%%

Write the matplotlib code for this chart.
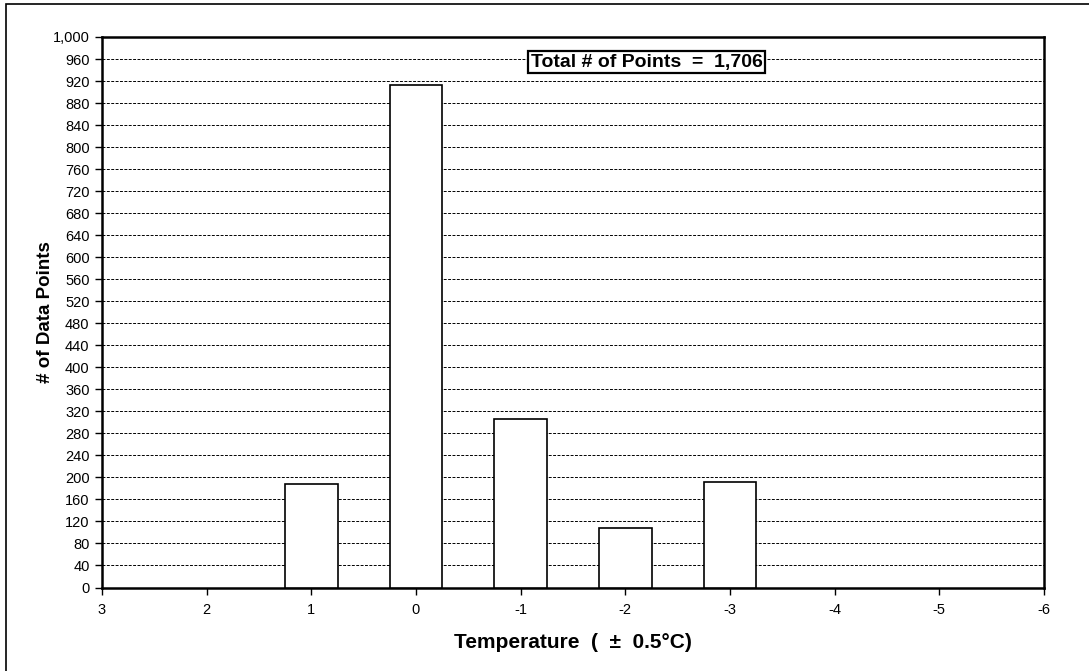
import matplotlib
matplotlib.use("Agg")
import matplotlib.pyplot as plt
from matplotlib.patches import Rectangle
from matplotlib.ticker import FuncFormatter

plt.rcParams['font.family'] = ['Liberation Sans', 'DejaVu Sans']
plt.rcParams['axes.unicode_minus'] = False

# temperature bins and counts
temps = [1, 0, -1, -2, -3]
counts = [188, 912, 306, 108, 192]
total_label = "Total # of Points  =  " + format(sum(counts), ",")

fig = plt.figure(figsize=(10.89, 6.71), dpi=100)
ax = fig.add_axes([102/1089, 1 - 587.5/671, (1044-102)/1089, (587.5-37)/671])

# outer frame around the whole chart
fig.patches.append(Rectangle((6/1089, -0.05), 1.2, 1 - 4/671 + 0.05,
                             transform=fig.transFigure, fill=False,
                             edgecolor='black', linewidth=1.2))

ax.bar(temps, counts, width=0.5, color='white', edgecolor='black',
       linewidth=1.2, zorder=3)

ax.set_xlim(3, -6)
ax.set_ylim(0, 1000)
ax.set_xticks(range(3, -7, -1))
ax.set_yticks(range(0, 1001, 40))
ax.yaxis.set_major_formatter(FuncFormatter(lambda v, p: format(int(v), ",")))
ax.xaxis.set_major_formatter(FuncFormatter(lambda v, p: str(int(v))))

ax.yaxis.grid(True, color='black', linestyle=(0, (3, 1.5)), linewidth=0.7, zorder=1)
ax.set_axisbelow(True)

for s in ax.spines.values():
    s.set_linewidth(1.8)

ax.tick_params(axis='both', direction='out', length=5, width=1, labelsize=10.5)
ax.tick_params(axis='y', pad=4)
ax.tick_params(axis='x', pad=6)

ax.set_xlabel("Temperature  (  \u00b1  0.5\u00b0C)", fontsize=15, fontweight='bold', labelpad=12)
ax.set_ylabel("# of Data Points", fontsize=13.5, fontweight='bold')
ax.yaxis.set_label_coords(-0.051, 0.5)

ax.text(0.578, 0.954, total_label, transform=ax.transAxes, ha='center', va='center',
        fontsize=14, fontweight='bold', zorder=5,
        bbox=dict(boxstyle='square,pad=0.12', facecolor='white', edgecolor='black', linewidth=1.6))

fig.savefig("out.png", dpi=100)
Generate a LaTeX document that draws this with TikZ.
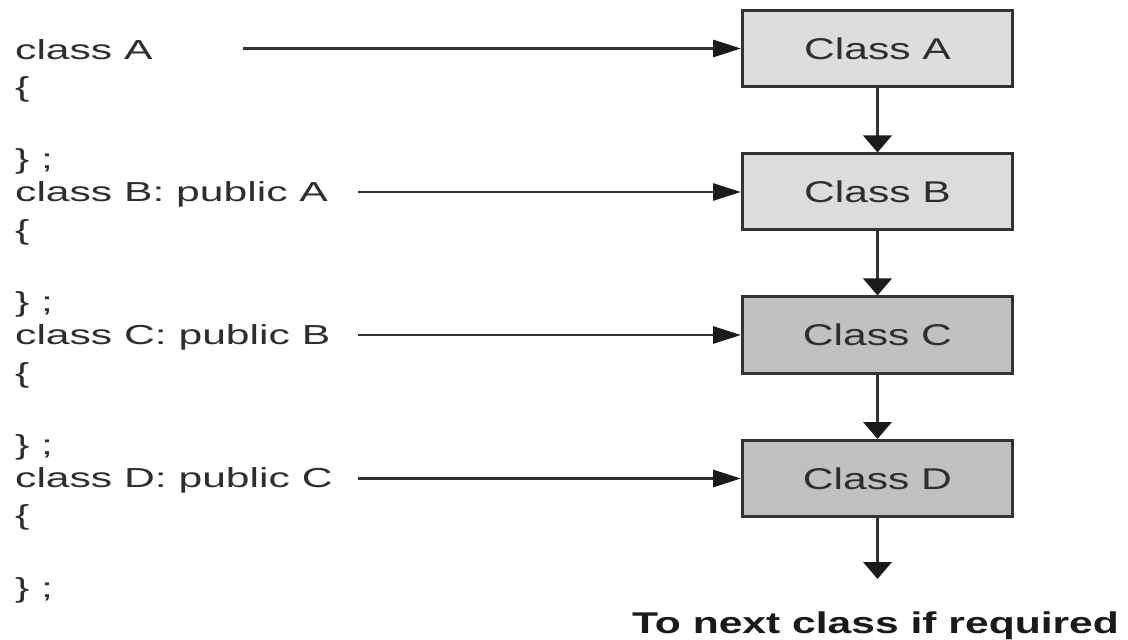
\documentclass[tikz,border=0pt]{standalone}
\usepackage{fontspec}
\setmainfont{Liberation Sans}
\newfontfamily\codefont[FakeStretch=1.55]{Liberation Sans}
\newfontfamily\boxfont[FakeStretch=1.42]{Liberation Sans}
\usetikzlibrary{arrows.meta}
\definecolor{boxlight}{HTML}{DCDCDC}
\definecolor{boxdark}{HTML}{C0C0C0}
\definecolor{linegray}{HTML}{333333}
\definecolor{textgray}{HTML}{2E2E2E}
\definecolor{tipblack}{HTML}{1A1A1A}
\tikzset{
  codeline/.style={anchor=base west, inner sep=0pt, text=textgray,
    font=\codefont\fontsize{27.5bp}{33bp}\selectfont},
  classbox/.style={draw=linegray, line width=3bp, minimum width=270bp,
    minimum height=76bp, inner sep=0pt, text=textgray,
    font=\boxfont\fontsize{30bp}{36bp}\selectfont},
  toarrow/.style={draw=linegray, line width=2.8bp,
    -{Triangle[length=28bp,width=17bp,color=tipblack]}},
  downarrow/.style={draw=linegray, line width=3.8bp,
    -{Triangle[length=17bp,width=28bp,color=tipblack]}},
}
\begin{document}
\begin{tikzpicture}[x=1bp, y=-1bp]
        % Page
        \fill[white] (0,0) rectangle (1128,640);
        \useasboundingbox (0,0) rectangle (1128,640);
        % Class boxes
        \node[classbox, fill=boxlight] (clsA) at (877.5,48.5) {Class A};
        \node[classbox, fill=boxlight] (clsB) at (877.5,192) {Class B};
        \node[classbox, fill=boxdark] (clsC) at (877.5,335) {Class C};
        \node[classbox, fill=boxdark] (clsD) at (877.5,478.5) {Class D};
        % Code lines
        \node[codeline] (codeA) at (15,59.5) {class A};
        \node[codeline] (openA) at (15,97) {\{};
        \node[codeline] (closeA) at (15,169) {\} ;};
        \node[codeline] (codeB) at (15,202) {class B: public A};
        \node[codeline] (openB) at (15,239.5) {\{};
        \node[codeline] (closeB) at (15,311.5) {\} ;};
        \node[codeline] (codeC) at (15,344.5) {class C: public B};
        \node[codeline] (openC) at (15,382) {\{};
        \node[codeline] (closeC) at (15,454) {\} ;};
        \node[codeline] (codeD) at (15,487) {class D: public C};
        \node[codeline] (openD) at (15,524.5) {\{};
        \node[codeline] (closeD) at (15,597) {\} ;};
        % Define points
        \coordinate (startA) at (243,48.5);
        \coordinate (startB) at (358,192);
        \coordinate (startC) at (358,335);
        \coordinate (startD) at (358,478.5);
        \coordinate (nextend) at (877.5,579);
        % Code to box
        \draw[toarrow] (startA) -- (clsA.west);
        \draw[toarrow] (startB) -- (clsB.west);
        \draw[toarrow] (startC) -- (clsC.west);
        \draw[toarrow] (startD) -- (clsD.west);
        % Box to box
        \draw[downarrow] (clsA.south) -- (clsB.north);
        \draw[downarrow] (clsB.south) -- (clsC.north);
        \draw[downarrow] (clsC.south) -- (clsD.north);
        \draw[downarrow] (clsD.south) -- (nextend);
        \node[anchor=base, inner sep=0pt, text=tipblack,
          font=\boxfont\bfseries\fontsize{30bp}{36bp}\selectfont]
          (nexttxt) at (875.5,633) {To next class if required};
    \end{tikzpicture}
\end{document}
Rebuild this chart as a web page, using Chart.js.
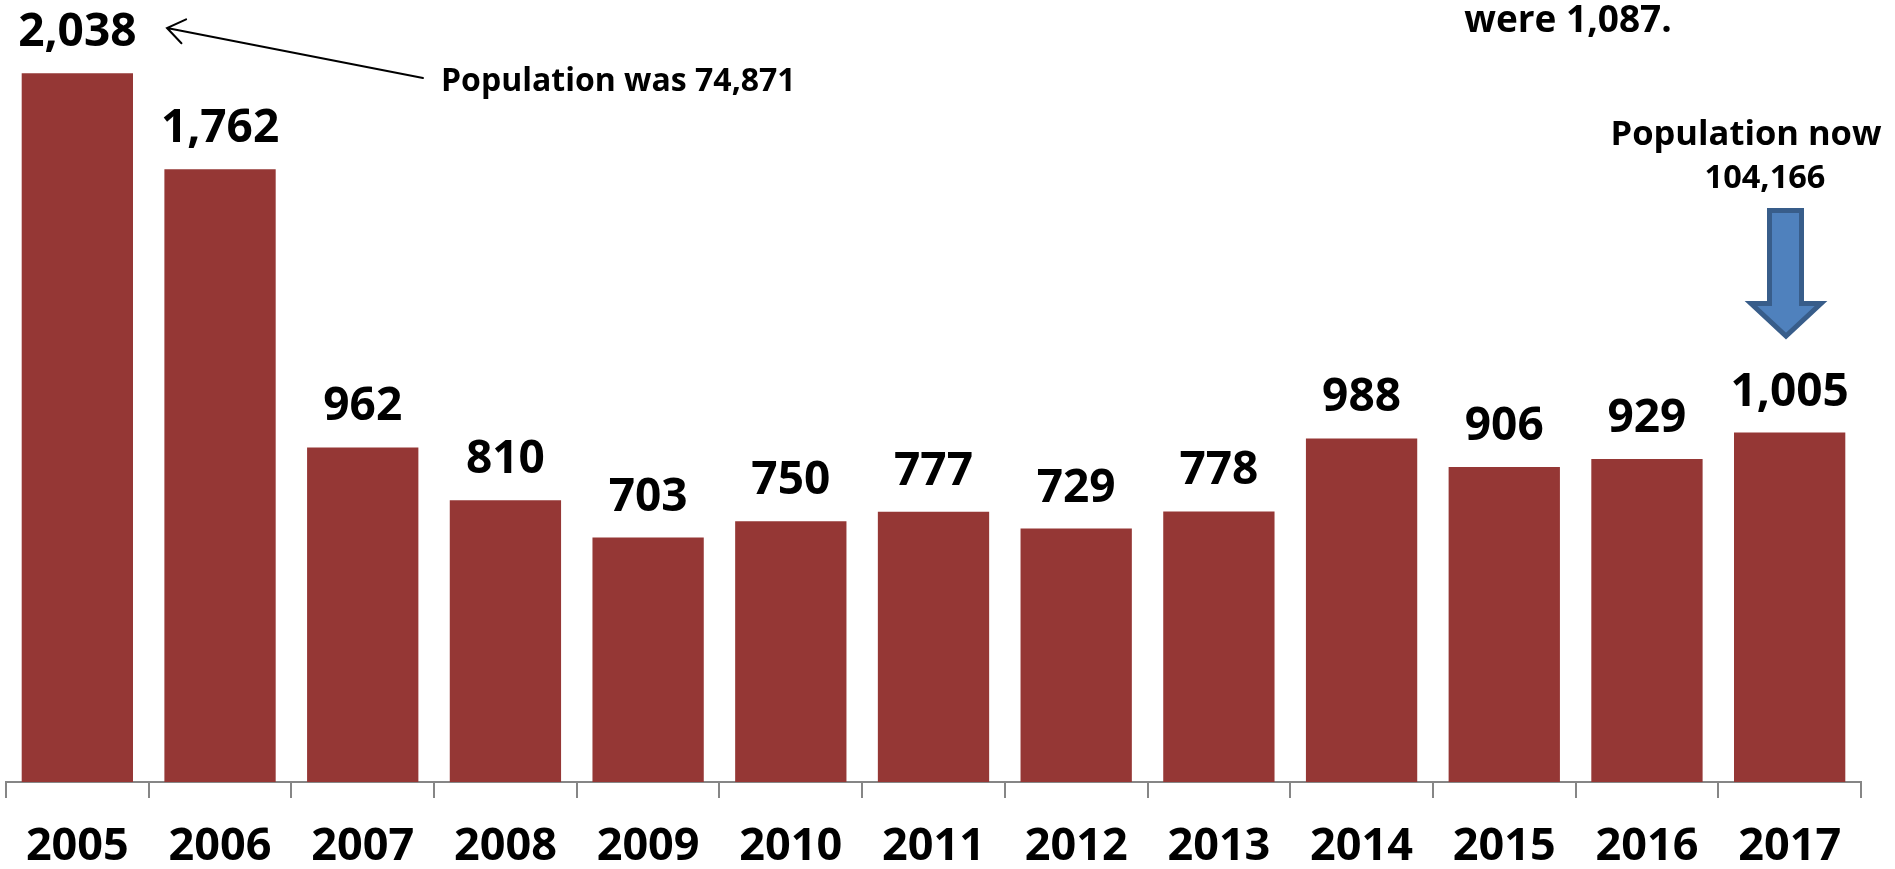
<!DOCTYPE html>
<html>
<head>
<meta charset="utf-8">
<script src="https://cdn.jsdelivr.net/npm/chart.js@4.4.1/dist/chart.umd.min.js"></script>
<style>
  html, body { margin: 0; padding: 0; background: #ffffff; }
  #wrap { width: 1895px; height: 869px; position: relative; }
</style>
</head>
<body>
<div id="wrap"><canvas id="c"></canvas></div>
<script>
// ---- data ----
const years = ['2005','2006','2007','2008','2009','2010','2011','2012','2013','2014','2015','2016','2017'];
const counts = [2038, 1762, 962, 810, 703, 750, 777, 729, 778, 988, 906, 929, 1005];
const yMin = 0;
const yMax = 2200;

// ---- annotation texts ----
const noteFirst = 'Population was 74,871';
const noteTop = 'were 1,087.';
const noteLastLines = ['Population now', '104,166'];

const FONT = '"Open Sans", "DejaVu Sans", sans-serif';
const BAR_COLOR = '#953735';
const AXIS_COLOR = '#868686';

const fmt = new Intl.NumberFormat('en-US');

const valueLabelPlugin = {
  id: 'valueLabels',
  afterDatasetsDraw(chart) {
    const ctx = chart.ctx;
    const meta = chart.getDatasetMeta(0);
    ctx.save();
    ctx.fillStyle = '#000';
    ctx.font = 'bold 46px ' + FONT;
    ctx.textAlign = 'center';
    ctx.textBaseline = 'alphabetic';
    meta.data.forEach((bar, i) => {
      ctx.fillText(fmt.format(counts[i]), bar.x, bar.y - 27);
    });
    ctx.restore();
  }
};

const annotationPlugin = {
  id: 'annotations',
  afterDraw(chart) {
    const ctx = chart.ctx;
    ctx.save();
    // thin arrow pointing at the 2005 label
    const tail = {x: 423, y: 78}, tip = {x: 167, y: 28};
    ctx.strokeStyle = '#000';
    ctx.lineWidth = 2;
    ctx.lineCap = 'round';
    ctx.beginPath();
    ctx.moveTo(tail.x, tail.y);
    ctx.lineTo(tip.x, tip.y);
    const ang = Math.atan2(tail.y - tip.y, tail.x - tip.x);
    const wl = 21, wa = 0.62;
    ctx.moveTo(tip.x + wl * Math.cos(ang - wa), tip.y + wl * Math.sin(ang - wa));
    ctx.lineTo(tip.x, tip.y);
    ctx.lineTo(tip.x + wl * Math.cos(ang + wa), tip.y + wl * Math.sin(ang + wa));
    ctx.stroke();

    ctx.fillStyle = '#000';
    ctx.textBaseline = 'alphabetic';
    ctx.font = 'bold 32px ' + FONT;
    ctx.textAlign = 'left';
    ctx.fillText(noteFirst, 441, 91);

    ctx.font = 'bold 37px ' + FONT;
    ctx.textAlign = 'center';
    ctx.fillText(noteTop, 1568, 32);

    ctx.font = 'bold 34.5px ' + FONT;
    ctx.fillText(noteLastLines[0], 1746, 145);
    ctx.font = 'bold 32.5px ' + FONT;
    ctx.fillText(noteLastLines[1], 1765, 188);

    // blue block arrow above the 2017 bar
    ctx.beginPath();
    ctx.moveTo(1769.5, 210.5);
    ctx.lineTo(1801.5, 210.5);
    ctx.lineTo(1801.5, 303.5);
    ctx.lineTo(1821, 303.5);
    ctx.lineTo(1786, 336);
    ctx.lineTo(1751, 303.5);
    ctx.lineTo(1769.5, 303.5);
    ctx.closePath();
    ctx.fillStyle = '#4F81BD';
    ctx.fill();
    ctx.lineWidth = 5;
    ctx.lineJoin = 'miter';
    ctx.strokeStyle = '#385D8A';
    ctx.stroke();
    ctx.restore();
  }
};

new Chart(document.getElementById('c'), {
  type: 'bar',
  data: {
    labels: years,
    datasets: [{
      data: counts,
      backgroundColor: BAR_COLOR,
      borderWidth: 0,
      categoryPercentage: 0.78,
      barPercentage: 1.0
    }]
  },
  options: {
    responsive: true,
    maintainAspectRatio: false,
    animation: false,
    devicePixelRatio: 1,
    layout: { padding: { left: 6, right: 34, top: 17, bottom: 0 } },
    plugins: { legend: { display: false }, tooltip: { enabled: false }, title: { display: false } },
    scales: {
      x: {
        grid: {
          display: true,
          drawOnChartArea: false,
          drawTicks: true,
          tickLength: 16,
          color: AXIS_COLOR,
          lineWidth: 2,
          offset: true
        },
        border: { display: true, color: AXIS_COLOR, width: 2 },
        ticks: {
          color: '#000',
          font: { family: FONT, size: 45, weight: 'bold', lineHeight: 1.2 },
          padding: 22,
          maxRotation: 0,
          autoSkip: false
        },
        afterFit(scale) { scale.height = 87; }
      },
      y: {
        display: false,
        min: yMin,
        max: yMax
      }
    }
  },
  plugins: [valueLabelPlugin, annotationPlugin]
});
</script>
</body>
</html>
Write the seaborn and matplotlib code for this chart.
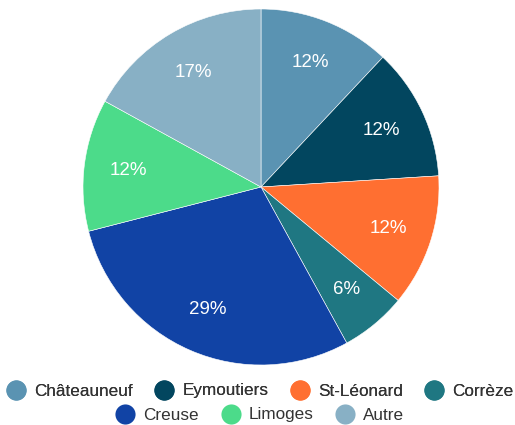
import matplotlib
matplotlib.use('Agg')
import matplotlib.pyplot as plt
from matplotlib.lines import Line2D
import seaborn as sns

LABELS = ['Châteauneuf', 'Eymoutiers', 'St-Léonard', 'Corrèze', 'Creuse', 'Limoges', 'Autre']
VALUES = [12, 12, 12, 6, 29, 12, 17]
COLORS = ['#5a93b2', '#02465f', '#ff6f31', '#1f7782', '#1143a5', '#4cdb8a', '#88b0c5']

sns.set_theme(style='white')
plt.rcParams['font.family'] = ['Liberation Sans', 'DejaVu Sans']
palette = sns.color_palette(COLORS)

W, H = 515, 425
fig = plt.figure(figsize=(W / 100, H / 100), dpi=100)
cx, cy, r = 261, 187, 178
ax = fig.add_axes([(cx - r) / W, (H - cy - r) / H, 2 * r / W, 2 * r / H])
ax.pie(VALUES, colors=palette, startangle=90, counterclock=False,
       autopct=lambda p: f'{p:.0f}%', pctdistance=0.75,
       wedgeprops=dict(edgecolor='white', linewidth=0.4),
       textprops=dict(color='white', fontsize=13.5))
ax.set_xlim(-1, 1)
ax.set_ylim(-1, 1)
ax.set_aspect('equal')
ax.axis('off')

handles = [Line2D([], [], marker='o', linestyle='', markersize=14.5,
                  markerfacecolor=c, markeredgewidth=0) for c in palette]

legend_kw = dict(frameon=False, fontsize=12.3, handlelength=1.1, handletextpad=0.5,
                 columnspacing=1.3, borderpad=0, borderaxespad=0, labelcolor='#333333',
                 loc='center')
leg1 = fig.legend(handles[:4], LABELS[:4], ncol=4, bbox_to_anchor=(260 / W, 1 - 391 / H), **legend_kw)
fig.add_artist(leg1)
fig.legend(handles[4:], LABELS[4:], ncol=3, bbox_to_anchor=(260 / W, 1 - 415 / H), **legend_kw)

fig.savefig('out.png', dpi=100, facecolor='white')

%%

● Exercise directions: Repeat the lines above, starting at the first and stopping after the line that holds "plt.rcParams['axes.unicode_minus'] = False", with the pictures left out.

● Task output:
Write the matplotlib code for this chart.
import matplotlib
matplotlib.use("Agg")
import matplotlib.pyplot as plt
from matplotlib.patches import Rectangle
from matplotlib.ticker import FuncFormatter

plt.rcParams['font.family'] = ['Liberation Sans', 'DejaVu Sans']
plt.rcParams['axes.unicode_minus'] = False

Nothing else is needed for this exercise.